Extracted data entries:
* * *
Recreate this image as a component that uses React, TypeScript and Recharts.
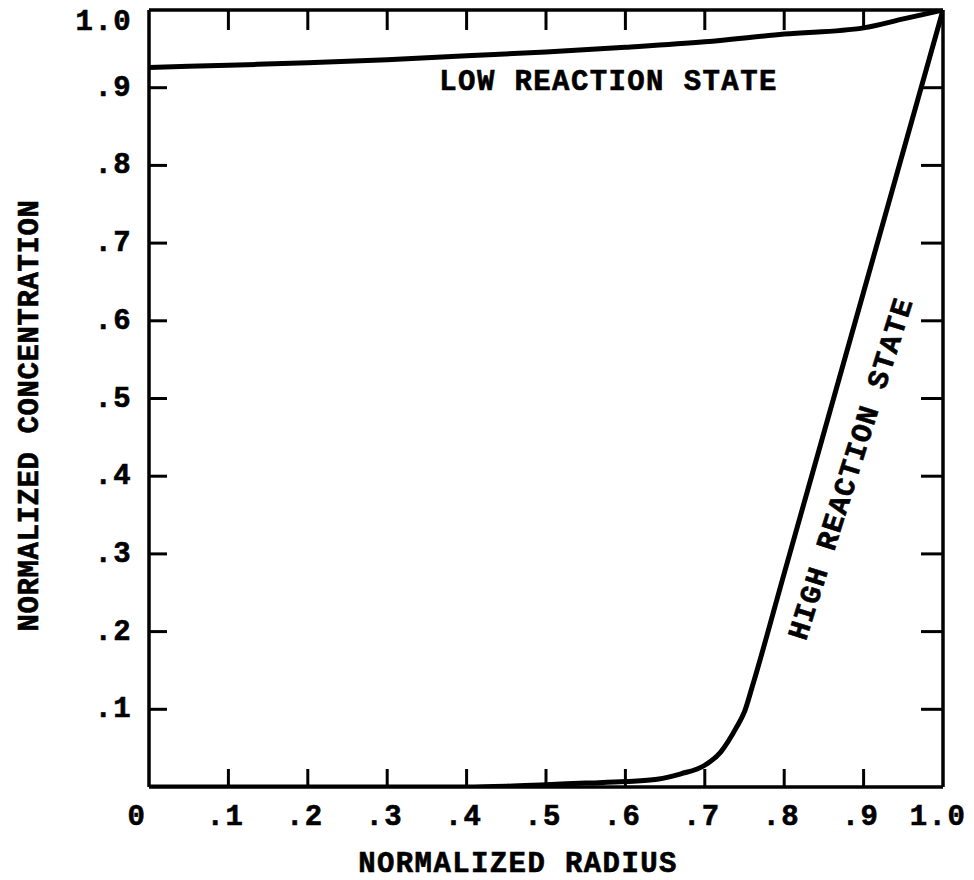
import React from 'react';
import { LineChart, Line, XAxis, YAxis, ReferenceDot, Label } from 'recharts';

// ---- data ----
const radiusLow = [0, 0.1, 0.2, 0.3, 0.4, 0.5, 0.6, 0.7, 0.8, 0.9, 0.95, 1.0];
const concLow = [0.926, 0.929, 0.932, 0.936, 0.941, 0.946, 0.952, 0.959, 0.969, 0.977, 0.9885, 1.0];

const radiusHigh = [0, 0.1, 0.2, 0.3, 0.4, 0.45, 0.5, 0.55, 0.6, 0.64, 0.67, 0.7, 0.72, 0.74, 0.75, 0.76, 0.8, 0.9, 1.0];
const concHigh = [0, 0, 0, 0, 0, 0.001, 0.003, 0.005, 0.007, 0.01, 0.017, 0.028, 0.045, 0.077, 0.097, 0.13, 0.275, 0.637, 1.0];

const xTicks = [0, 0.1, 0.2, 0.3, 0.4, 0.5, 0.6, 0.7, 0.8, 0.9, 1.0];
const xTickLabels = ['0', '.1', '.2', '.3', '.4', '.5', '.6', '.7', '.8', '.9', '1.0'];
const yTicks = [0.1, 0.2, 0.3, 0.4, 0.5, 0.6, 0.7, 0.8, 0.9, 1.0];
const yTickLabels = ['.1', '.2', '.3', '.4', '.5', '.6', '.7', '.8', '.9', '1.0'];

const xTitle = 'NORMALIZED RADIUS';
const yTitle = 'NORMALIZED CONCENTRATION';
const lowLabel = 'LOW REACTION STATE';
const highLabel = 'HIGH REACTION STATE';
const lowLabelAt = { r: 0.58, c: 0.906 };
const highLabelAt = { r: 0.887, c: 0.408 };

const lowData = radiusLow.map((r, i) => ({ r, c: concLow[i] }));
const highData = radiusHigh.map((r, i) => ({ r, c: concHigh[i] }));

// ---- styles ----
const textStyle: any = {
  fontFamily: '"Liberation Mono", "DejaVu Sans Mono", monospace',
  fontWeight: 'bold',
  fontSize: 29,
  letterSpacing: 1.4,
  fill: '#000',
  stroke: '#000',
  strokeWidth: 0.6,
};
const INK = '#000';
const TICK_W = 3;
const AXIS_W = 3.5;

const BottomTick = (props: any) => {
  const { x, y, payload } = props;
  const v = payload.value;
  const idx = xTicks.indexOf(v);
  const dx = v === 0 ? -12 : v === 1 ? -5 : -3;
  const inner = v > 0 && v < 1;
  return (
    <g>
      {inner && <line x1={x} y1={y} x2={x} y2={y - 18} stroke={INK} strokeWidth={TICK_W} />}
      <text x={x + dx} y={y + 38} textAnchor="middle" style={textStyle}>
        {xTickLabels[idx]}
      </text>
    </g>
  );
};

const TopTick = (props: any) => {
  const { x, y, payload } = props;
  const v = payload.value;
  if (!(v > 0 && v < 1)) return <g />;
  return <line x1={x} y1={y} x2={x} y2={y + 20} stroke={INK} strokeWidth={TICK_W} />;
};

const LeftTick = (props: any) => {
  const { x, y, payload } = props;
  const v = payload.value;
  const idx = yTicks.indexOf(v);
  const inner = v > 0 && v < 1;
  const baseline = v === 1 ? y + 20 : y + 8;
  return (
    <g>
      {inner && <line x1={x} y1={y} x2={x + 18} y2={y} stroke={INK} strokeWidth={TICK_W} />}
      <text x={x - 17} y={baseline} textAnchor="end" style={textStyle}>
        {yTickLabels[idx]}
      </text>
    </g>
  );
};

const RightTick = (props: any) => {
  const { x, y, payload } = props;
  const v = payload.value;
  if (!(v > 0 && v < 1)) return <g />;
  return <line x1={x} y1={y} x2={x - 22} y2={y} stroke={INK} strokeWidth={TICK_W} />;
};

export default function App() {
  return (
    <div style={{ position: 'absolute', left: 0, top: 0, width: 974, height: 880, background: '#fff' }}>
      <LineChart width={974} height={880} margin={{ top: 9, right: 30, bottom: 92, left: 148 }}>
        <XAxis
          dataKey="r"
          type="number"
          domain={[0, 1]}
          ticks={xTicks}
          interval={0}
          height={1}
          tickSize={0}
          tickMargin={0}
          tickLine={false}
          axisLine={{ stroke: INK, strokeWidth: AXIS_W }}
          tick={BottomTick}
          allowDataOverflow
        >
          <Label
            content={(p: any) => {
              const vb = p.viewBox || {};
              return (
                <text x={vb.x + vb.width / 2 - 28} y={vb.y + 85} textAnchor="middle" style={textStyle}>
                  {xTitle}
                </text>
              );
            }}
          />
        </XAxis>
        <XAxis
          xAxisId="top"
          orientation="top"
          dataKey="r"
          type="number"
          domain={[0, 1]}
          ticks={xTicks}
          interval={0}
          height={1}
          tickSize={0}
          tickMargin={0}
          tickLine={false}
          axisLine={{ stroke: INK, strokeWidth: AXIS_W }}
          tick={TopTick}
          allowDataOverflow
        />
        <YAxis
          type="number"
          domain={[0, 1]}
          ticks={yTicks}
          interval={0}
          width={1}
          tickSize={0}
          tickMargin={0}
          tickLine={false}
          axisLine={{ stroke: INK, strokeWidth: AXIS_W }}
          tick={LeftTick}
          allowDataOverflow
        >
          <Label
            content={(p: any) => {
              const vb = p.viewBox || {};
              const cx = vb.x - 118;
              const cy = vb.y + vb.height / 2 + 17;
              return (
                <text
                  x={cx}
                  y={cy}
                  textAnchor="middle"
                  dominantBaseline="central"
                  transform={`rotate(-90, ${cx}, ${cy})`}
                  style={{ ...textStyle, letterSpacing: 0.6 }}
                >
                  {yTitle}
                </text>
              );
            }}
          />
        </YAxis>
        <YAxis
          yAxisId="right"
          orientation="right"
          type="number"
          domain={[0, 1]}
          ticks={yTicks}
          interval={0}
          width={1}
          tickSize={0}
          tickMargin={0}
          tickLine={false}
          axisLine={{ stroke: INK, strokeWidth: AXIS_W }}
          tick={RightTick}
          allowDataOverflow
        />
        <Line
          data={lowData}
          dataKey="c"
          type="monotone"
          stroke={INK}
          strokeWidth={5}
          dot={false}
          activeDot={false}
          isAnimationActive={false}
        />
        <Line
          data={highData}
          dataKey="c"
          type="monotone"
          stroke={INK}
          strokeWidth={5}
          dot={false}
          activeDot={false}
          isAnimationActive={false}
        />
        <ReferenceDot
          x={lowLabelAt.r}
          y={lowLabelAt.c}
          r={1}
          fill="none"
          stroke="none"
          label={(p: any) => {
            const vb = p.viewBox || {};
            return (
              <text x={vb.x} y={vb.y} textAnchor="middle" dominantBaseline="central" style={textStyle}>
                {lowLabel}
              </text>
            );
          }}
        />
        <ReferenceDot
          x={highLabelAt.r}
          y={highLabelAt.c}
          r={1}
          fill="none"
          stroke="none"
          label={(p: any) => {
            const vb = p.viewBox || {};
            const cx = vb.x;
            const cy = vb.y;
            return (
              <text
                x={cx}
                y={cy}
                textAnchor="middle"
                dominantBaseline="central"
                transform={`rotate(-72.5, ${cx}, ${cy})`}
                style={textStyle}
              >
                {highLabel}
              </text>
            );
          }}
        />
      </LineChart>
    </div>
  );
}
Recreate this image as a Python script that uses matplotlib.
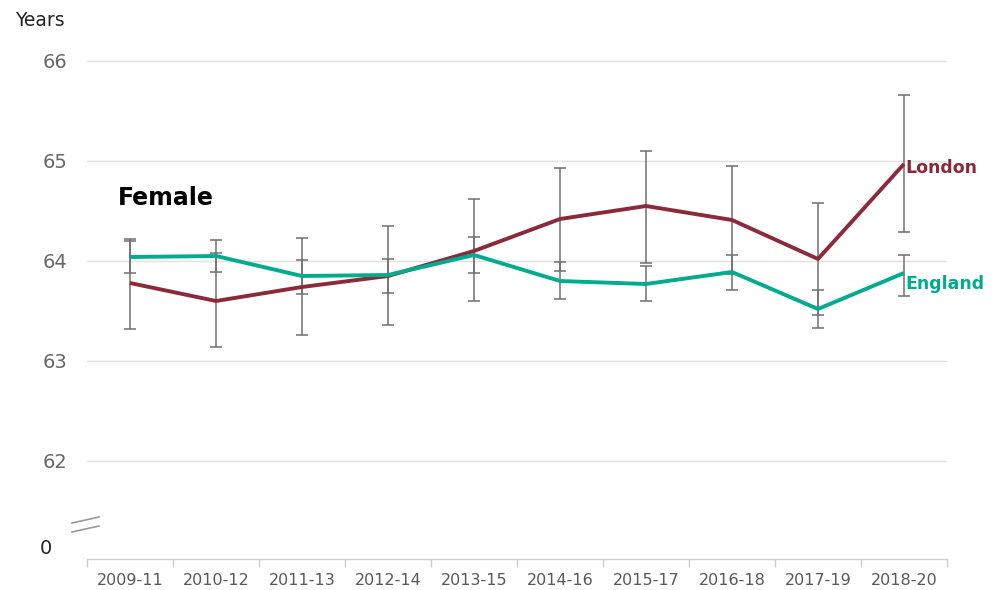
* * *
Problem details: Output the records above as they stand, from the first line to the line with "0.977, 0.9885, 1.0];", inclusive, and exclude the pictures.

Result of this task:
Recreate this image as a component that uses React, TypeScript and Recharts.
import React from 'react';
import { LineChart, Line, XAxis, YAxis, ReferenceDot, Label } from 'recharts';

// ---- data ----
const radiusLow = [0, 0.1, 0.2, 0.3, 0.4, 0.5, 0.6, 0.7, 0.8, 0.9, 0.95, 1.0];
const concLow = [0.926, 0.929, 0.932, 0.936, 0.941, 0.946, 0.952, 0.959, 0.969, 0.977, 0.9885, 1.0];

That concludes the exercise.